* **Data lines**:

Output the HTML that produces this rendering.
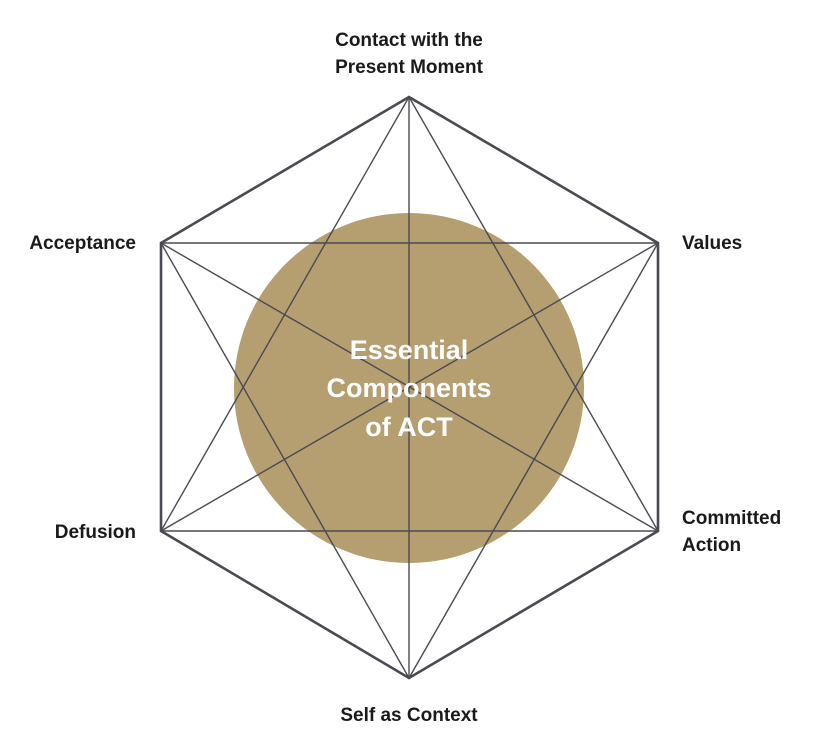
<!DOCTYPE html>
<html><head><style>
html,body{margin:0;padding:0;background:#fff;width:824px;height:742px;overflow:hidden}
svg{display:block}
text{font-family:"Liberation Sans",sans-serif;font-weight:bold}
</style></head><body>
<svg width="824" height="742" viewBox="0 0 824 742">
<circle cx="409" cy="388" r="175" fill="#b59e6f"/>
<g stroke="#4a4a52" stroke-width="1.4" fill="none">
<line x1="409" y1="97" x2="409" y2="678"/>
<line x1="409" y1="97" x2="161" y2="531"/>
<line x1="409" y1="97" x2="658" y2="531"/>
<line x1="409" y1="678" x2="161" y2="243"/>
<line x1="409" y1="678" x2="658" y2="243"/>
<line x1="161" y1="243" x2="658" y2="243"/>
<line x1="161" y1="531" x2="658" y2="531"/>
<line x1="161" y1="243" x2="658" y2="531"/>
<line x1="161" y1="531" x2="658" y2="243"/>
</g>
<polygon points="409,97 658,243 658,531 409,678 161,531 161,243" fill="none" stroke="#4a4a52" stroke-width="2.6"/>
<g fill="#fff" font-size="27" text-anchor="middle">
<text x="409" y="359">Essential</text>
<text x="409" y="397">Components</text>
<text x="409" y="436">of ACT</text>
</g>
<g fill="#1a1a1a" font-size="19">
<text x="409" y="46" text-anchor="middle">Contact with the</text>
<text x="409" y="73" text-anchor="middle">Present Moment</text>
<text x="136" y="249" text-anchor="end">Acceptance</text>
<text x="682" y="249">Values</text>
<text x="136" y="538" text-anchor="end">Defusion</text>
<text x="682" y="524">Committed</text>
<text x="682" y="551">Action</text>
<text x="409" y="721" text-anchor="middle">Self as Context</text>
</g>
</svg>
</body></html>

* **Your task**: Set down the material above as is, without any pictures.

* **The solution**:
Output the HTML that produces this rendering.
<!DOCTYPE html>
<html><head><style>
html,body{margin:0;padding:0;background:#fff;width:824px;height:742px;overflow:hidden}
svg{display:block}
text{font-family:"Liberation Sans",sans-serif;font-weight:bold}
</style></head><body>
<svg width="824" height="742" viewBox="0 0 824 742">
<circle cx="409" cy="388" r="175" fill="#b59e6f"/>
<g stroke="#4a4a52" stroke-width="1.4" fill="none">
<line x1="409" y1="97" x2="409" y2="678"/>
<line x1="409" y1="97" x2="161" y2="531"/>
<line x1="409" y1="97" x2="658" y2="531"/>
<line x1="409" y1="678" x2="161" y2="243"/>
<line x1="409" y1="678" x2="658" y2="243"/>
<line x1="161" y1="243" x2="658" y2="243"/>
<line x1="161" y1="531" x2="658" y2="531"/>
<line x1="161" y1="243" x2="658" y2="531"/>
<line x1="161" y1="531" x2="658" y2="243"/>
</g>
<polygon points="409,97 658,243 658,531 409,678 161,531 161,243" fill="none" stroke="#4a4a52" stroke-width="2.6"/>
<g fill="#fff" font-size="27" text-anchor="middle">
<text x="409" y="359">Essential</text>
<text x="409" y="397">Components</text>
<text x="409" y="436">of ACT</text>
</g>
<g fill="#1a1a1a" font-size="19">
<text x="409" y="46" text-anchor="middle">Contact with the</text>
<text x="409" y="73" text-anchor="middle">Present Moment</text>
<text x="136" y="249" text-anchor="end">Acceptance</text>
<text x="682" y="249">Values</text>
<text x="136" y="538" text-anchor="end">Defusion</text>
<text x="682" y="524">Committed</text>
<text x="682" y="551">Action</text>
<text x="409" y="721" text-anchor="middle">Self as Context</text>
</g>
</svg>
</body></html>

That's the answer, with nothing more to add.